Proving $(A - B) \times (C - D) = (A \times C - B \times C) - A \times D$

Question

I am trying to prove $(A - B) \times (C - D) = (A \times C - B \times C) - A \times D$ using biconditionals, but cannot quite get there. For any ordered tuple $(\alpha, \beta)$, we have: \begin{align*} (\alpha, \beta) \in (A - B) \times (C - D) & \iff \alpha \in (A - B) \land \beta \in (C - D) \\ & \iff (\alpha \in A \land \alpha \not \in \beta) \land (\beta \in C \land \beta \not \in D) \\ & \iff ((\alpha \in A \land \alpha \not \in \beta) \land \beta \in C) \land (\beta \not \in D) \\ & \iff ((\alpha \in A \land \alpha \not \in \beta) \land \beta \in C) \land (\alpha \in A \land \beta \not \in D) \\ & \iff ((\alpha \in A \land \beta \in C) \land (\alpha \not \in B \land \beta \in C)) \land (\alpha \in A \land \beta \not \in D) \\ & \iff (((\alpha, \beta) \in A \times B) \land (\alpha \not \in B \land \beta \in C)) \land (\alpha, \beta) \not \in A - D. \end{align*} At this point, I do not know how to finish. $\alpha \not \in B$ and $\beta \in C$ does imply that $\alpha \not \in B \times C$, but the converse isn't true since we may have $\beta \not \in C$.

Answer 1

Very ugly, but here is: \begin{align} (\alpha,\beta) \in [(A \times C) &\setminus (B \times C)] \setminus (A \times D) \\ &\Leftrightarrow \quad (\alpha,\beta) \in (A \times C) \setminus (B \times C) \ \ \& \ \ (\alpha,\beta) \notin A \times D \\ &\Leftrightarrow \quad (\alpha,\beta) \in A \times C \ \ \& \ \ (\alpha,\beta) \notin B \times C \ \ \& \ \ (\alpha,\beta) \notin A \times D \\ &\Leftrightarrow \quad [\alpha \in A \ \ \& \ \ \beta \in C] \ \ \& \ \ [\alpha \notin B \ \ \vee \ \ \beta \notin C] \ \ \& \ \ [\alpha \notin A \ \ \vee \ \ \beta \notin D] \\ &\Leftrightarrow \quad [\alpha \in A \ \ \& \ \ \beta \in C] \ \ \& \ \ [\alpha \notin B] \ \ \& \ \ [\beta \notin D] \\ &\Leftrightarrow \quad (\alpha,\beta) \in (A \setminus B) \times (C \setminus D). \end{align}

Note : $\&$ stands for $``\textrm{ and}"$ and $\vee$ for $``\textrm{or}"$.

Answer 2

Hint

For convenience, I will use $a,b,c,d$ as appreviations for the logical statements $\alpha\in A$, $\alpha\in B$, $\beta \in C$ and $\beta\in D$.
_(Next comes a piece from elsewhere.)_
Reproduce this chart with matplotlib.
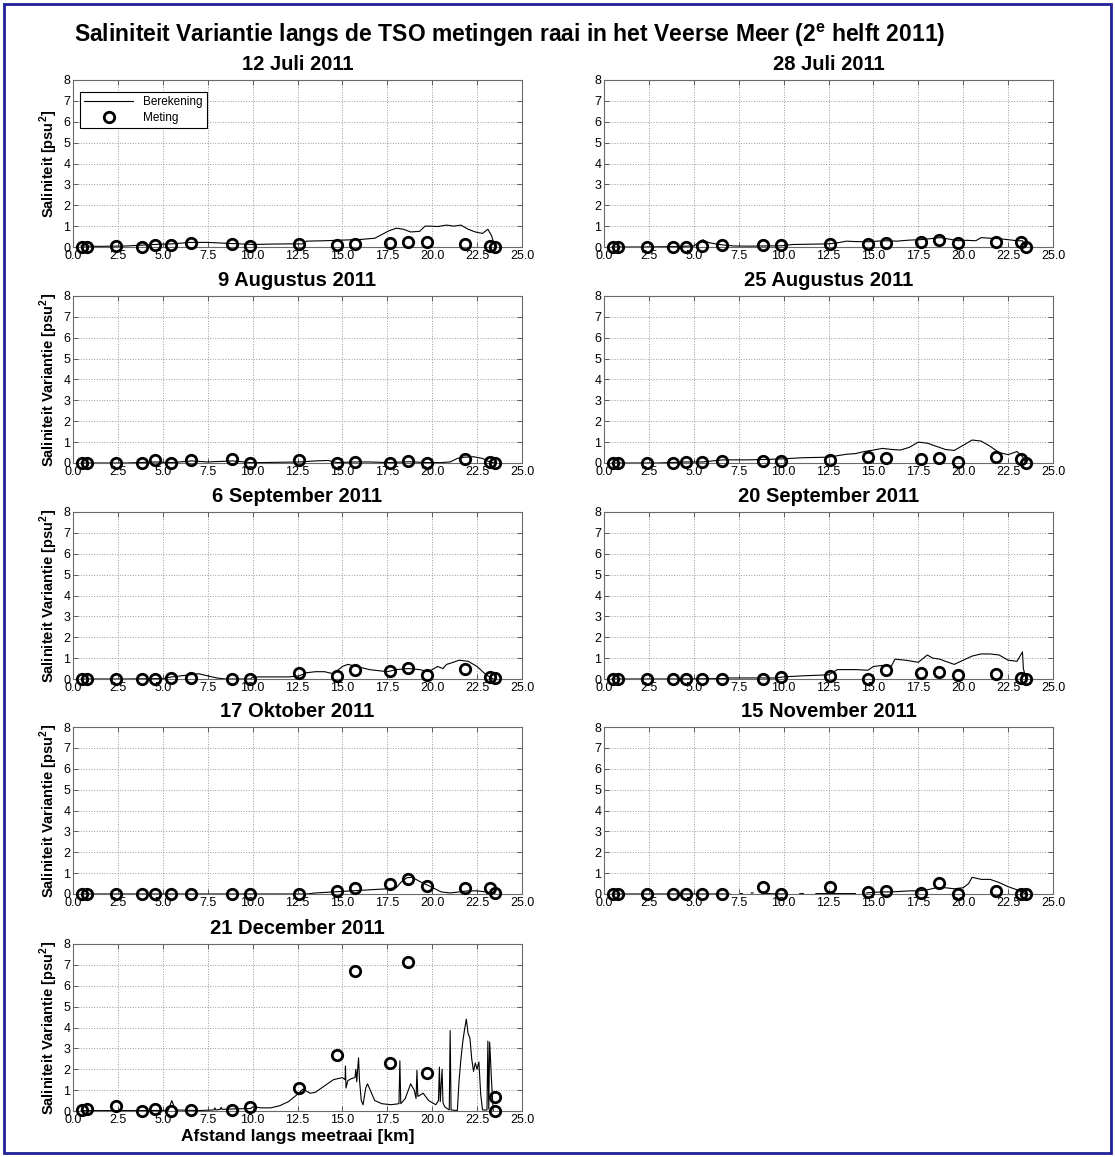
#!/usr/bin/env python3
"""
Saliniteit variantie langs de TSO meetraai in het Veerse Meer (2e helft 2011)
Berekening (lijn) versus meting (cirkels) voor 9 meetdagen.
"""

import numpy as np
import matplotlib
matplotlib.use('Agg')
import matplotlib.pyplot as plt
from matplotlib.patches import Rectangle
from matplotlib.ticker import FormatStrFormatter

plt.rcParams['font.family'] = ['Liberation Sans', 'DejaVu Sans']
plt.rcParams['mathtext.fontset'] = 'custom'
plt.rcParams['mathtext.rm'] = 'Liberation Sans'
plt.rcParams['mathtext.bf'] = 'Liberation Sans:bold'

nan = np.nan

# ---------------------------------------------------------------------------
# Data
# ---------------------------------------------------------------------------
station_km = [0.5, 0.8, 2.4, 3.85, 4.55, 5.45, 6.55, 8.85, 9.87, 12.6,
              14.7, 15.72, 17.63, 18.68, 19.7, 21.8, 23.2, 23.47]

dates = ['12 Juli 2011', '28 Juli 2011', '9 Augustus 2011', '25 Augustus 2011',
         '6 September 2011', '20 September 2011', '17 Oktober 2011',
         '15 November 2011', '21 December 2011']

# 12 Juli
jul12_calc_x = [0.45, 1.5, 3.0, 4.5, 5.5, 6.5, 7.5, 8.5, 9.3, 10.0, 11.0, 12.0, 12.8,
                13.0, 14.0, 15.0, 16.0, 16.8, 17.2, 17.6, 18.0, 18.4, 18.8, 19.3, 19.6,
                19.9, 20.3, 20.8, 21.2, 21.6, 22.0, 22.4, 22.8, 23.1, 23.3, 23.5]
jul12_calc_y = [0.05, 0.03, 0.05, 0.12, 0.15, 0.22, 0.22, 0.18, 0.15, 0.12, 0.14, 0.15, 0.15,
                0.28, 0.3, 0.33, 0.36, 0.42, 0.6, 0.78, 0.9, 0.85, 0.72, 0.75, 1.0,
                1.0, 0.98, 1.05, 1.0, 1.05, 0.85, 0.72, 0.65, 0.85, 0.55, 0.0]
jul12_meas = [0.0, 0.0, 0.03, 0.0, 0.1, 0.1, 0.18, 0.15, 0.05, 0.15,
              0.1, 0.15, 0.2, 0.22, 0.25, 0.15, 0.05, 0.0]

# 28 Juli
jul28_calc_x = [0.45, 2.0, 4.0, 5.0, 5.5, 5.8, 6.2, 6.6, 7.2, 8.0, 9.0, 9.9, 10.5, 12.5,
                13.0, 13.5, 14.0, 14.7, 15.2, 15.7, 16.3, 17.0, 17.6, 18.2, 18.7, 19.2,
                19.7, 20.2, 20.7, 21.0, 21.5, 22.0, 22.5, 23.0, 23.3, 23.5]
jul28_calc_y = [0.0, 0.0, 0.02, 0.05, 0.35, 0.22, 0.15, 0.1, 0.05, 0.04, 0.05, 0.06, 0.12, 0.15,
                0.2, 0.28, 0.26, 0.25, 0.28, 0.3, 0.28, 0.33, 0.35, 0.4, 0.45, 0.38,
                0.3, 0.32, 0.3, 0.45, 0.42, 0.4, 0.35, 0.3, 0.3, 0.0]
jul28_meas = [0.0, 0.0, 0.0, 0.0, 0.0, 0.03, 0.08, 0.1, 0.08, 0.15,
              0.13, 0.19, 0.24, 0.35, 0.19, 0.24, 0.24, 0.0]

# 9 Augustus
aug09_calc_x = [0.45, 3.0, 4.6, 5.5, 6.6, 7.5, 8.9, 9.9, 10.5, 12.6, 13.5, 14.2, 14.7,
                15.7, 16.5, 17.6, 18.7, 19.7, 20.5, 21.0, 21.4, 21.8, 22.3, 22.8, 23.2, 23.5]
aug09_calc_y = [0.0, 0.0, 0.05, 0.02, 0.1, 0.05, 0.1, 0.02, 0.02, 0.05, 0.1, 0.12, 0.02,
                0.05, 0.05, 0.02, 0.06, 0.02, 0.02, 0.05, 0.22, 0.28, 0.3, 0.22, 0.05, 0.0]
aug09_meas = [0.0, 0.0, 0.02, 0.0, 0.15, 0.0, 0.15, 0.2, 0.0, 0.15,
              0.0, 0.05, 0.02, 0.08, 0.02, 0.2, 0.05, 0.0]

# 25 Augustus
aug25_calc_x = [0.45, 3.0, 4.6, 5.5, 6.6, 8.0, 9.0, 10.0, 11.0, 12.5, 13.0, 13.5, 14.0,
                14.5, 15.0, 15.5, 16.0, 16.5, 17.0, 17.5, 18.0, 18.5, 19.0, 19.5, 20.0,
                20.5, 21.0, 21.5, 22.0, 22.5, 23.0, 23.3, 23.5]
aug25_calc_y = [0.0, 0.0, 0.05, 0.05, 0.15, 0.15, 0.17, 0.2, 0.25, 0.28, 0.35, 0.42, 0.45,
                0.55, 0.62, 0.7, 0.65, 0.62, 0.75, 1.0, 0.95, 0.8, 0.65, 0.6, 0.85,
                1.1, 1.05, 0.8, 0.5, 0.4, 0.55, 0.3, 0.0]
aug25_meas = [0.0, 0.0, 0.0, 0.0, 0.05, 0.03, 0.1, 0.08, 0.08, 0.15,
              0.28, 0.25, 0.2, 0.25, 0.05, 0.3, 0.2, 0.0]

# 6 September
sep06_calc_x = [0.45, 3.0, 5.0, 5.5, 6.5, 7.0, 7.5, 8.0, 8.5, 9.9, 10.0, 12.0, 12.6, 13.0,
                13.5, 14.0, 14.5, 15.0, 15.3, 15.8, 16.5, 17.0, 17.5, 18.0, 18.7, 19.3,
                19.8, 20.3, 20.6, 20.8, 21.0, 21.5, 22.0, 22.5, 23.0, 23.4]
sep06_calc_y = [0.0, 0.0, 0.02, 0.1, 0.2, 0.25, 0.15, 0.05, 0.0, 0.0, 0.1, 0.1, 0.15, 0.3,
                0.35, 0.35, 0.25, 0.6, 0.7, 0.6, 0.45, 0.4, 0.35, 0.45, 0.5, 0.45,
                0.35, 0.6, 0.5, 0.7, 0.75, 0.9, 0.85, 0.6, 0.2, 0.0]
sep06_meas = [0.0, 0.0, 0.0, 0.0, 0.0, 0.05, 0.03, 0.0, 0.0, 0.28,
              0.12, 0.45, 0.4, 0.55, 0.2, 0.5, 0.1, 0.05]

# 20 September
sep20_calc_x = [0.45, 4.0, 6.6, 7.0, 9.5, 10.0, 11.0, 12.5, 13.0, 14.0, 14.7, 15.0, 15.5,
                16.0, 16.2, 16.8, 17.5, 18.0, 18.3, 18.7, 19.0, 19.5, 20.0, 20.5, 21.0,
                21.5, 22.0, 22.5, 23.0, 23.3, 23.35, 23.5]
sep20_calc_y = [0.0, 0.0, 0.02, 0.05, 0.05, 0.1, 0.15, 0.2, 0.45, 0.45, 0.42, 0.6, 0.65,
                0.62, 0.95, 0.9, 0.8, 1.15, 1.0, 0.95, 0.85, 0.7, 0.9, 1.1, 1.2,
                1.2, 1.15, 0.9, 0.85, 1.3, 0.5, 0.0]
sep20_meas = [0.0, 0.0, 0.0, 0.0, 0.0, 0.0, 0.0, 0.0, 0.1, 0.15,
              0.0, 0.42, 0.3, 0.35, 0.2, 0.25, 0.05, 0.0]

# 17 Oktober
okt17_calc_x = [0.45, 13.0, 13.5, 14.5, 15.5, 16.5, 17.5, 18.0, 18.3, 18.6, 18.9, 19.3,
                19.8, 20.5, 21.0, 21.5, 22.0, 22.5, 23.0, 23.5]
okt17_calc_y = [0.0, 0.0, 0.05, 0.1, 0.15, 0.2, 0.25, 0.3, 0.6, 0.78, 0.8, 0.6,
                0.4, 0.1, 0.05, 0.1, 0.15, 0.15, 0.1, 0.0]
okt17_meas = [0.0, 0.0, 0.0, 0.0, 0.0, 0.0, 0.0, 0.0, 0.0, 0.0,
              0.12, 0.3, 0.5, 0.7, 0.4, 0.28, 0.3, 0.05]

# 15 November (model line has small gaps)
nov15_calc_x = [0.45, 7.0, 7.3, 7.6, 7.7, 8.0, 8.2, 8.3, 8.6, 9.0, 10.0, 10.5, 10.9, 11.1,
                11.5, 11.8, 14.0, 14.3, 14.6, 15.0, 15.5, 16.0, 17.0, 17.5, 18.0, 18.5,
                19.0, 19.5, 20.0, 20.3, 20.5, 21.0, 21.5, 22.0, 22.5, 23.0, 23.5]
nov15_calc_y = [0.0, 0.0, nan, 0.02, 0.02, nan, 0.05, 0.05, nan, 0.02, 0.0, nan, 0.02, 0.02,
                nan, 0.02, 0.02, nan, 0.05, 0.08, 0.1, 0.1, 0.15, 0.15, 0.2, 0.3,
                0.3, 0.25, 0.3, 0.5, 0.8, 0.7, 0.7, 0.55, 0.35, 0.2, 0.0]
nov15_meas = [0.0, 0.0, 0.0, 0.0, 0.0, 0.0, 0.0, 0.35, 0.0, 0.35,
              0.08, 0.12, 0.03, 0.55, 0.0, 0.15, 0.0, 0.0]

# 21 December
dec21_calc_x = [0.45, 2.0, 4.0, 5.3, 5.5, 5.7, 7.0, 7.85, 7.9, 7.95, 8.2, 8.25, 8.3, 9.0,
                9.9, 10.0, 10.5, 11.0, 11.5, 12.0, 12.5, 12.8, 13.2, 13.5, 14.0, 14.5,
                15.0, 15.15, 15.17, 15.2, 15.3, 15.5, 15.7, 15.75, 15.8, 15.85, 15.9,
                15.95, 16.0, 16.05, 16.15, 16.3, 16.4, 16.6, 16.8, 17.2, 17.7, 18.15,
                18.2, 18.25, 18.5, 18.8, 19.0, 19.1, 19.15, 19.2, 19.5, 19.8, 20.2,
                20.35, 20.4, 20.45, 20.55, 20.6, 20.7, 20.95, 21.0, 21.05, 21.4, 21.5,
                21.6, 21.7, 21.8, 21.9, 22.0, 22.1, 22.2, 22.3, 22.4, 22.5, 22.6, 22.7,
                22.8, 23.05, 23.1, 23.15, 23.2, 23.3, 23.4]
dec21_calc_y = [0.02, 0.02, 0.02, 0.03, 0.5, 0.05, 0.02, 0.05, 0.15, 0.05, 0.08, 0.18, 0.08, 0.1,
                0.12, 0.2, 0.15, 0.15, 0.25, 0.45, 0.8, 1.05, 0.85, 0.9, 1.2, 1.5,
                1.6, 1.5, 2.15, 1.1, 1.45, 1.55, 1.6, 2.0, 1.4, 2.0, 2.55,
                1.5, 1.0, 0.5, 0.3, 1.1, 1.3, 0.9, 0.5, 0.35, 0.3, 0.35,
                2.4, 0.35, 0.6, 1.3, 1.0, 0.6, 1.95, 0.7, 0.85, 0.5, 0.3,
                0.5, 2.1, 0.45, 2.0, 0.4, 0.2, 0.05, 3.85, 0.05, 0.02, 1.5,
                2.5, 3.3, 3.9, 4.4, 3.7, 3.5, 2.5, 1.9, 2.3, 2.0, 2.35, 0.8,
                0.05, 0.05, 3.35, 0.1, 3.3, 1.5, 0.0]
dec21_meas_x = [0.5, 0.8, 2.4, 3.85, 4.55, 5.45, 6.55, 8.85, 9.87, 12.6,
                14.7, 15.72, 17.63, 18.68, 19.7, 23.47, 23.5]
dec21_meas = [0.05, 0.1, 0.22, 0.0, 0.08, 0.0, 0.05, 0.05, 0.19, 1.1,
              2.68, 6.73, 2.29, 7.13, 1.81, 0.67, 0.0]

calc_x = [jul12_calc_x, jul28_calc_x, aug09_calc_x, aug25_calc_x, sep06_calc_x,
          sep20_calc_x, okt17_calc_x, nov15_calc_x, dec21_calc_x]
calc_y = [jul12_calc_y, jul28_calc_y, aug09_calc_y, aug25_calc_y, sep06_calc_y,
          sep20_calc_y, okt17_calc_y, nov15_calc_y, dec21_calc_y]
meas_x = [station_km] * 8 + [dec21_meas_x]
meas_y = [jul12_meas, jul28_meas, aug09_meas, aug25_meas, sep06_meas,
          sep20_meas, okt17_meas, nov15_meas, dec21_meas]

# ---------------------------------------------------------------------------
# Layout (pixels of a 1115 x 1157 figure)
# ---------------------------------------------------------------------------
FIG_W, FIG_H = 1115, 1157
COL_LEFT = [73, 604]
ROW_BOTTOM = [247, 463, 679, 894, 1111]
AX_W, AX_H = 449, 167


def style_axes(ax):
    ax.set_xlim(0, 25)
    ax.set_ylim(0, 8)
    ax.set_xticks(np.arange(0, 25.01, 2.5))
    ax.set_yticks(np.arange(0, 9, 1))
    ax.xaxis.set_major_formatter(FormatStrFormatter('%.1f'))
    ax.grid(True, linestyle=':', color='#9a9a9a', linewidth=0.7)
    ax.tick_params(direction='in', top=True, right=True, length=3.5, width=0.6,
                   labelsize=9, color='#444444', pad=2)
    for spine in ax.spines.values():
        spine.set_color('#6a6a6a')
        spine.set_linewidth(0.8)


fig = plt.figure(figsize=(FIG_W / 100, FIG_H / 100), dpi=100)

for i, title in enumerate(dates):
    row, col = divmod(i, 2)
    rect = [COL_LEFT[col] / FIG_W, 1 - ROW_BOTTOM[row] / FIG_H, AX_W / FIG_W, AX_H / FIG_H]
    ax = fig.add_axes(rect)
    style_axes(ax)

    ax.plot(calc_x[i], calc_y[i], color='black', linewidth=0.8, label='Berekening')
    ax.plot(meas_x[i], meas_y[i], linestyle='none', marker='o', markersize=7.5,
            markerfacecolor='none', markeredgecolor='black', markeredgewidth=2.0,
            clip_on=False, zorder=5, label='Meting')

    ax.set_title(title, fontsize=14.5, fontweight='bold', pad=7)

    if col == 0:
        if i == 0:
            ax.set_ylabel(r'Saliniteit [psu$^{\mathbf{2}}$]', fontsize=10.5,
                          fontweight='bold', labelpad=2)
        else:
            ax.set_ylabel(r'Saliniteit Variantie [psu$^{\mathbf{2}}$]', fontsize=10.5,
                          fontweight='bold', labelpad=2)
    if i == 8:
        ax.set_xlabel('Afstand langs meetraai [km]', fontsize=12.5, fontweight='bold', labelpad=2)

    if i == 0:
        leg = ax.legend(loc='upper left', bbox_to_anchor=(0.015, 0.93), fontsize=8.5,
                        handlelength=4.2, fancybox=False, framealpha=1, borderpad=0.35,
                        labelspacing=0.35, handletextpad=0.8, borderaxespad=0)
        leg.get_frame().set_edgecolor('black')
        leg.get_frame().set_linewidth(0.8)

fig.text(0.457, 1 - 35 / FIG_H,
         r'Saliniteit Variantie langs de TSO metingen raai in het Veerse Meer (2$^{\mathbf{e}}$ helft 2011)',
         ha='center', va='center', fontsize=16.5, fontweight='bold')

# dark blue frame around the whole picture
fig.patches.append(Rectangle((4 / FIG_W, 4 / FIG_H), 1 - 8 / FIG_W, 1 - 8 / FIG_H,
                             transform=fig.transFigure, fill=False,
                             edgecolor='#20209a', linewidth=2))

fig.savefig('out.png', dpi=100)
It turns out it is much easier to start with $(\alpha,\beta)\in (A\times C-B\times C)-A\times D$ and show it is equivalent to the other side.

\begin{align} (\alpha,\beta)\in (A\times C-B \times C)-A\times D &\iff a\wedge c\wedge \neg(b\wedge c)\wedge \neg (a\wedge d)\\ &\iff a\wedge c\wedge (\neg b\vee \neg c)\wedge (\neg a\vee \neg d) \end{align} Next, use the the fact that $\wedge$ distributes over $\vee$ to expand out the above statement, in the same way you would expand $x\cdot z\cdot (-y-z)\cdot (-x-w)$ to a sum of four terms each with three variables. You will find many "cancellations."